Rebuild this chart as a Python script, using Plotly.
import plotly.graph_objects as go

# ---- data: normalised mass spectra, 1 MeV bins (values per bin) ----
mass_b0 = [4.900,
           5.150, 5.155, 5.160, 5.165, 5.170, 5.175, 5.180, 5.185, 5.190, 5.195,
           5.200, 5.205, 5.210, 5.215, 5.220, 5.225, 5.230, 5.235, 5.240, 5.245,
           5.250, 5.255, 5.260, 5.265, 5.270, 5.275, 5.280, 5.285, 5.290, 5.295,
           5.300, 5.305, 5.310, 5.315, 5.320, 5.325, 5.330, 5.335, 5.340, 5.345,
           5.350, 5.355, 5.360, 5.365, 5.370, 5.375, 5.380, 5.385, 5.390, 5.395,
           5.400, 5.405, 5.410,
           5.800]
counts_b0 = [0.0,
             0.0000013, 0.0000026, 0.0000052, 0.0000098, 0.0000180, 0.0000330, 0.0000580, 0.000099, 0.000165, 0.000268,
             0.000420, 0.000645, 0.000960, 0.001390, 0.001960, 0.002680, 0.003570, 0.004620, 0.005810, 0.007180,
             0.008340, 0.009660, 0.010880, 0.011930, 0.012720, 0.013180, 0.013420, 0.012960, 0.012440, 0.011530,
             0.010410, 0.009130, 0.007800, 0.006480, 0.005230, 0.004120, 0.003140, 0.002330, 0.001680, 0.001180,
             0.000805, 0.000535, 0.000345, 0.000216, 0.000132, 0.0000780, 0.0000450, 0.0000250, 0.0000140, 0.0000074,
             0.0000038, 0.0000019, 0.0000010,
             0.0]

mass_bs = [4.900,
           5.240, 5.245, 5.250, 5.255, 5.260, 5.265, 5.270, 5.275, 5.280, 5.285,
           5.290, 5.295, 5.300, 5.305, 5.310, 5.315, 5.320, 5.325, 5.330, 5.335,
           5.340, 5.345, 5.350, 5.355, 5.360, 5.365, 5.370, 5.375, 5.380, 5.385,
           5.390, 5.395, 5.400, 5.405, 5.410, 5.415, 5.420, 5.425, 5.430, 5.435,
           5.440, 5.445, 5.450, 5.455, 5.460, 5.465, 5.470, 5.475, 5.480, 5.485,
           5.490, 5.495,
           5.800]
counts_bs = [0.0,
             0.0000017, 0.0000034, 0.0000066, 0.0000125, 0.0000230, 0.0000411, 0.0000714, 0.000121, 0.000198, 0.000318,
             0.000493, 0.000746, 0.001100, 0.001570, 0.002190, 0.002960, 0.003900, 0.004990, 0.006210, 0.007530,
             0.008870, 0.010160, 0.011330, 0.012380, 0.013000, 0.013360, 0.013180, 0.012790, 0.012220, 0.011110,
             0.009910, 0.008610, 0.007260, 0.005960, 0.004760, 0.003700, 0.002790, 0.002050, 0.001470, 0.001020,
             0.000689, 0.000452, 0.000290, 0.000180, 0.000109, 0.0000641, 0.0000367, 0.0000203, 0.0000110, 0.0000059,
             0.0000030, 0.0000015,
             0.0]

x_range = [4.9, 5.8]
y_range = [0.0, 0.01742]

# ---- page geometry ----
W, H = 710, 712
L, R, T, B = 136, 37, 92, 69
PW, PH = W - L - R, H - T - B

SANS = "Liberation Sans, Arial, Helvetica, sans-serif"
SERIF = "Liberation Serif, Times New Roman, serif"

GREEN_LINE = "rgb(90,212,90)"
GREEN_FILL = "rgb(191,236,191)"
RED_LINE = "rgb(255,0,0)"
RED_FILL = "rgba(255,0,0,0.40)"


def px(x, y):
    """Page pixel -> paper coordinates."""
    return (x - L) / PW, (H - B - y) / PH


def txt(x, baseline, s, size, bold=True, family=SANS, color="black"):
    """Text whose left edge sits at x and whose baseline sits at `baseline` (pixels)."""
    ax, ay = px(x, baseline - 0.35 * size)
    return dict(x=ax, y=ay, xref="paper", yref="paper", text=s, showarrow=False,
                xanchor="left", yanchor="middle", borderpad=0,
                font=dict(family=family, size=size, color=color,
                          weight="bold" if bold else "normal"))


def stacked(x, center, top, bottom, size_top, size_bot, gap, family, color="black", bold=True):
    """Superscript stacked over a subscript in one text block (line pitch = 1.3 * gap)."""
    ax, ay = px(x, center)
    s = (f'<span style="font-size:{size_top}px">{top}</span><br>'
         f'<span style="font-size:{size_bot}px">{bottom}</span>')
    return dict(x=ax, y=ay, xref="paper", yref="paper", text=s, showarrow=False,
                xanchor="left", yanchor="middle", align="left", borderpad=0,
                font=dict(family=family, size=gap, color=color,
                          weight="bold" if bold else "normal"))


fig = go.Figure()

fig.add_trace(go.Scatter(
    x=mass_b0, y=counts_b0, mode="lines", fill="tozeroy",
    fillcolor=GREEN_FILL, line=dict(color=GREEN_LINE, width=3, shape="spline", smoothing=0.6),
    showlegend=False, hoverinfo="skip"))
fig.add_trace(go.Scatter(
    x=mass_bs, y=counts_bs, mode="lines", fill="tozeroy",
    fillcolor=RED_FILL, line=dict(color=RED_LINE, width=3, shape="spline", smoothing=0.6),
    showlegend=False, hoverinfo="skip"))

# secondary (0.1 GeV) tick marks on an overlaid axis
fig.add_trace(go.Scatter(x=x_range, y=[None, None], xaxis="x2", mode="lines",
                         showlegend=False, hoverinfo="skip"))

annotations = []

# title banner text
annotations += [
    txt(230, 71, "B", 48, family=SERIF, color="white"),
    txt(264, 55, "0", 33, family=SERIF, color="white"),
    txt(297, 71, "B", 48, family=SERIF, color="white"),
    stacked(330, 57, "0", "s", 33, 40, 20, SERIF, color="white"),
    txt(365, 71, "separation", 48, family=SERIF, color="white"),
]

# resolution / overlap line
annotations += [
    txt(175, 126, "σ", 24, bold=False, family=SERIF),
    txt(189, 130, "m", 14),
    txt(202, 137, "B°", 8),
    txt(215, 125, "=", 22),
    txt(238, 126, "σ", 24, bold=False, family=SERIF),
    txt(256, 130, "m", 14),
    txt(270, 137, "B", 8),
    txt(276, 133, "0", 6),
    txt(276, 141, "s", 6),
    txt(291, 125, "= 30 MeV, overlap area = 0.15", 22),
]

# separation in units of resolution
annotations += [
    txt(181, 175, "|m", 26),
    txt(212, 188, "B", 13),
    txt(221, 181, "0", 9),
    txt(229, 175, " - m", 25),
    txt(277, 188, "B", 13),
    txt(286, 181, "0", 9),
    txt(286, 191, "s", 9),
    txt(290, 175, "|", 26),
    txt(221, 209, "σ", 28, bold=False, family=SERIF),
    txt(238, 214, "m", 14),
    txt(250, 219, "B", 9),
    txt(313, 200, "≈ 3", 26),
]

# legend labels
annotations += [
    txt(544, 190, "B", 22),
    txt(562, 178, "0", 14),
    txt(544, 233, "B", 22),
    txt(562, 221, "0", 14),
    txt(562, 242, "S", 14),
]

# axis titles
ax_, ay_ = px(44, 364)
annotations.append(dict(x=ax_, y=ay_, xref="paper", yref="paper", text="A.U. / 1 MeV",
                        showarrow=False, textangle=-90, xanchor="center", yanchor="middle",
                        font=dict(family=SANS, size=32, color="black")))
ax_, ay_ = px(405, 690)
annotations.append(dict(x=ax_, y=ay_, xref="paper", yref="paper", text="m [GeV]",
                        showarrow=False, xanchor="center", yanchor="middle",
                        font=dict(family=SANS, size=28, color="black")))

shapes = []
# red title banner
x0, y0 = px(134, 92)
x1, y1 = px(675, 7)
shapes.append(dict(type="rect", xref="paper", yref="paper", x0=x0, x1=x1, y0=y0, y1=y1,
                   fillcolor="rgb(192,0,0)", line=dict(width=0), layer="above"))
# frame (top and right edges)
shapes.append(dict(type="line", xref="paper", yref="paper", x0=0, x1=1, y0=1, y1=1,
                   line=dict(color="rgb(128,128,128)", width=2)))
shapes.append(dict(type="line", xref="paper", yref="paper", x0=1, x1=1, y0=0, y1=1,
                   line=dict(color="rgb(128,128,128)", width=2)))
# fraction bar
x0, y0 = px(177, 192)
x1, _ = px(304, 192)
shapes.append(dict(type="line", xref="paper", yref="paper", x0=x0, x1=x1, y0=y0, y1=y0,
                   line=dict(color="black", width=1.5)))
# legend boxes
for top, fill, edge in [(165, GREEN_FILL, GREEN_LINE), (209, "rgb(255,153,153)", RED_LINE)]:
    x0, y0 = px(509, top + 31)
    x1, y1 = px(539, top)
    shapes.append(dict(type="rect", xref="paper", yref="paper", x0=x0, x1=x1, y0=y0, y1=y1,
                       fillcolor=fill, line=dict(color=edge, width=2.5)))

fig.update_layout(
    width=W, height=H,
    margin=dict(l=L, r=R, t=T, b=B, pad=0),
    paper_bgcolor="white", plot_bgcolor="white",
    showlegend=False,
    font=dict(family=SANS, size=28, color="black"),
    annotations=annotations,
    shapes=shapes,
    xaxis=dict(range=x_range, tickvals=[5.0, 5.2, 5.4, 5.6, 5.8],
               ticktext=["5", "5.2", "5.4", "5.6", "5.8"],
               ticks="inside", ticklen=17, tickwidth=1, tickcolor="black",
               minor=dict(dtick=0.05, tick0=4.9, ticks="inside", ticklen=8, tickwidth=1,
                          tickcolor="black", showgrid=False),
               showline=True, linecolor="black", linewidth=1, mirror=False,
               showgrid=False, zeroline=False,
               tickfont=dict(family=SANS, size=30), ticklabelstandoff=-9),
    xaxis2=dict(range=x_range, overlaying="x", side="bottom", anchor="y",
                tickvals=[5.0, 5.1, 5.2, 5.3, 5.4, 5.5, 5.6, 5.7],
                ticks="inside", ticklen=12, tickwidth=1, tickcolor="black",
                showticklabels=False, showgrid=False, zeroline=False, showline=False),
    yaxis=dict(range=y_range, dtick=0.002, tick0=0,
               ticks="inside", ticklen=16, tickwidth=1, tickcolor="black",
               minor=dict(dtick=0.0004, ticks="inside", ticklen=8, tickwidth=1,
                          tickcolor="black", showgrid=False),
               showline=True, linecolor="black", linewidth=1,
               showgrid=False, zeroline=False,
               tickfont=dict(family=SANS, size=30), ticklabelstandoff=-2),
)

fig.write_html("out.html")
▬▬▬
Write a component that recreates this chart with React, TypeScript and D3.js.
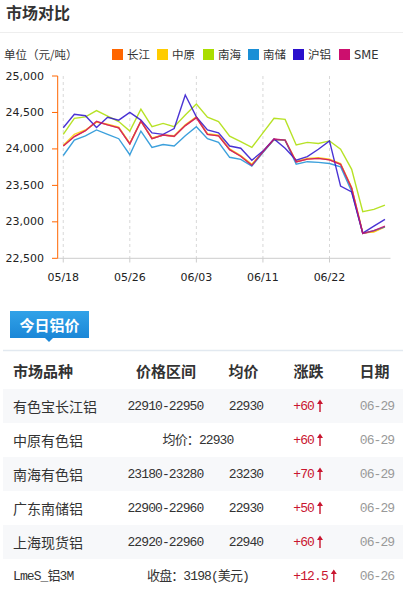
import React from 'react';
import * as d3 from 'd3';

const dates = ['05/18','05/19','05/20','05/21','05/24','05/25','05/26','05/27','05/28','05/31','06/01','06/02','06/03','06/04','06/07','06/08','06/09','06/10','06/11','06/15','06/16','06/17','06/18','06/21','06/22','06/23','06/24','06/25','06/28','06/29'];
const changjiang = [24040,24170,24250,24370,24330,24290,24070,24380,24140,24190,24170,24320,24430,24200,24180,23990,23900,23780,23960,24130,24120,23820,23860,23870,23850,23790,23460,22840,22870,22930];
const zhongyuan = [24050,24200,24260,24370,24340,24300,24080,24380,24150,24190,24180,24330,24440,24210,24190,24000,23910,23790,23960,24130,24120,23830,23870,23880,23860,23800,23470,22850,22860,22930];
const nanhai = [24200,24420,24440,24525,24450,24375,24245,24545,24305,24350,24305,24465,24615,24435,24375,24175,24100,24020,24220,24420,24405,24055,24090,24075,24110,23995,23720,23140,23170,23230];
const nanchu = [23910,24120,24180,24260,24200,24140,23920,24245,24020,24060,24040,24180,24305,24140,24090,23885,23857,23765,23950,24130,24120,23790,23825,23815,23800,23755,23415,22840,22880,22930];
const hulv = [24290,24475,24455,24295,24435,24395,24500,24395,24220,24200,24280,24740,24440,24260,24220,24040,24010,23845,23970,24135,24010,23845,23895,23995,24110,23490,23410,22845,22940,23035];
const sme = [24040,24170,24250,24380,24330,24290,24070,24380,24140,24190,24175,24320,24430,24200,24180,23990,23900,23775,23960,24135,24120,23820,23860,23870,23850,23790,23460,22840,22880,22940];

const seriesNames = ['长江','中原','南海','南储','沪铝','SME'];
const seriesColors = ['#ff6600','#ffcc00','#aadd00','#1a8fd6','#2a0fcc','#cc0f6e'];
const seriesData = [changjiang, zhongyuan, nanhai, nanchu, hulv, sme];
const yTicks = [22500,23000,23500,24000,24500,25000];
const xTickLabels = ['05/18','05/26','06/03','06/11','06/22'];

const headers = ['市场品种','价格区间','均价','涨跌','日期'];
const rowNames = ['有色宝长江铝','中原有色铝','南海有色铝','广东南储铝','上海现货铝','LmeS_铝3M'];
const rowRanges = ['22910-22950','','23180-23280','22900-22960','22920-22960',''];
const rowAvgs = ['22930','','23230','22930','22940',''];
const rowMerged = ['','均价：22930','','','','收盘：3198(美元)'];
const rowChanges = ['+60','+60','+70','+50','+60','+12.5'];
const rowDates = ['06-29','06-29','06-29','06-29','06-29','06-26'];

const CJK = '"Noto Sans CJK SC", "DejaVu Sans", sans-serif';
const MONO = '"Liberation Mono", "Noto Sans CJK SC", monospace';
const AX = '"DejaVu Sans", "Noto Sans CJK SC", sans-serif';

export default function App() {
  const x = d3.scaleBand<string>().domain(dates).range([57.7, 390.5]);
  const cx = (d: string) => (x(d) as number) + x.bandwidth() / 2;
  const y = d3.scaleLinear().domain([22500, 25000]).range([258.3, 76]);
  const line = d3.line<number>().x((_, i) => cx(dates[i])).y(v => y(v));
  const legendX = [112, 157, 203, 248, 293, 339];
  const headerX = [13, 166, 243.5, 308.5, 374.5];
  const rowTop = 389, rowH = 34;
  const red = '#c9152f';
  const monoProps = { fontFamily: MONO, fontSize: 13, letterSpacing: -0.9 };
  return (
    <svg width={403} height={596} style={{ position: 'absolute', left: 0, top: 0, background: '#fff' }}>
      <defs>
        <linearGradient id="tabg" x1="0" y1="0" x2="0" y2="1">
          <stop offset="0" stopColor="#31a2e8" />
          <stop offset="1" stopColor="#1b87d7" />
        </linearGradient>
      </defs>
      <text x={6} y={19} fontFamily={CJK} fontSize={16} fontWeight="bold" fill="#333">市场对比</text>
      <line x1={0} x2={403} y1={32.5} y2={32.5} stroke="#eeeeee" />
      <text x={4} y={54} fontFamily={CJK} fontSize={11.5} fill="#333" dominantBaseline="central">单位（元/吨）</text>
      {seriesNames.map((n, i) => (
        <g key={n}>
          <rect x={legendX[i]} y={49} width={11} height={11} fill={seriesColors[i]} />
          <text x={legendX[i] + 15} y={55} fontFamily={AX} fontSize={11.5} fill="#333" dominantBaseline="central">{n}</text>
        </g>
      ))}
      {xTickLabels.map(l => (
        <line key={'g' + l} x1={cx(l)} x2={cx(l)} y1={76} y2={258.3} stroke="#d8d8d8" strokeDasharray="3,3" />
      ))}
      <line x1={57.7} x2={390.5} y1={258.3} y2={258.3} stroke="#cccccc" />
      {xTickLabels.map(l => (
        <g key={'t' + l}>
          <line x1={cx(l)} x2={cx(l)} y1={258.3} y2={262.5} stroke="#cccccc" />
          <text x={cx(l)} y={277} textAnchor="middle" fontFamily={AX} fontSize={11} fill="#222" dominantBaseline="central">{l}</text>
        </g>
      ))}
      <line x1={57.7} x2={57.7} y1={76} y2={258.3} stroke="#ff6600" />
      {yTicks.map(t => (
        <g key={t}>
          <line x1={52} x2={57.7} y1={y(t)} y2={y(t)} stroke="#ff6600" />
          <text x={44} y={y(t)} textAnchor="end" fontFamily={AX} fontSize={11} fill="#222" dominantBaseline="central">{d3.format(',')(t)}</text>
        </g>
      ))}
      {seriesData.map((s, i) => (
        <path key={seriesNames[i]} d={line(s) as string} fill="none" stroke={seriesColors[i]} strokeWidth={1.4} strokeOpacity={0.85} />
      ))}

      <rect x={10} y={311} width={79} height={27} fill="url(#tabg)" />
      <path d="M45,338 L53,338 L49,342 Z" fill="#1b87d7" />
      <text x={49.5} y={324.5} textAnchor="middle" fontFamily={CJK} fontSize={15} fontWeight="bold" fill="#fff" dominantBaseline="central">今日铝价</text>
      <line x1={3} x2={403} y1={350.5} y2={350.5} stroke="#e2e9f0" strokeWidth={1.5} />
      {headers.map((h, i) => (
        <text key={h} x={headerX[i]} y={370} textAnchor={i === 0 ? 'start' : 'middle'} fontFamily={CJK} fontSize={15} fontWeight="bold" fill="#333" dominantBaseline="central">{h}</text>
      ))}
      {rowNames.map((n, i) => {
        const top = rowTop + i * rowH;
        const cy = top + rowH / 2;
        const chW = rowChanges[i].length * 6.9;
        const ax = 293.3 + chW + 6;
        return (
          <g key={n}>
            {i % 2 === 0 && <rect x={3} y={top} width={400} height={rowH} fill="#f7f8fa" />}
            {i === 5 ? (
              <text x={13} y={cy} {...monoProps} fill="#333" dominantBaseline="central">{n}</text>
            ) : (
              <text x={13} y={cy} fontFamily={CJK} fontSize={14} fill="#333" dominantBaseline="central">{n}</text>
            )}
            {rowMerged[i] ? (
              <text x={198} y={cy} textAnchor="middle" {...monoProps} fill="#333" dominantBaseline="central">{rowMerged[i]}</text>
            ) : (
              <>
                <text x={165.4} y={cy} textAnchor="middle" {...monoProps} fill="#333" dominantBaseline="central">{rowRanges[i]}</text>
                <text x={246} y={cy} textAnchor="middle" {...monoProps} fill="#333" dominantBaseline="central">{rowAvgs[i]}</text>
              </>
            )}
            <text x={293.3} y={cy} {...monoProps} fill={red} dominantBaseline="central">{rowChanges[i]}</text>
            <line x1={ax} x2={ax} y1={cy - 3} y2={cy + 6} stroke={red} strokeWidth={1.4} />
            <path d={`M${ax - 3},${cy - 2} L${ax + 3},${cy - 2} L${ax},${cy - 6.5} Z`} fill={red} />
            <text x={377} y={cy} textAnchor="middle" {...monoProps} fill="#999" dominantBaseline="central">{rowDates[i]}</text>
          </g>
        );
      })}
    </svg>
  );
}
▬▬▬
Only the lines from the one containing "Rebuild this chart" through the one containing "import plotly.graph_objects as go" are to be extracted, exactly as they appear, with both ends included.

## Reply to the task
Rebuild this chart as a Python script, using Plotly.
import plotly.graph_objects as go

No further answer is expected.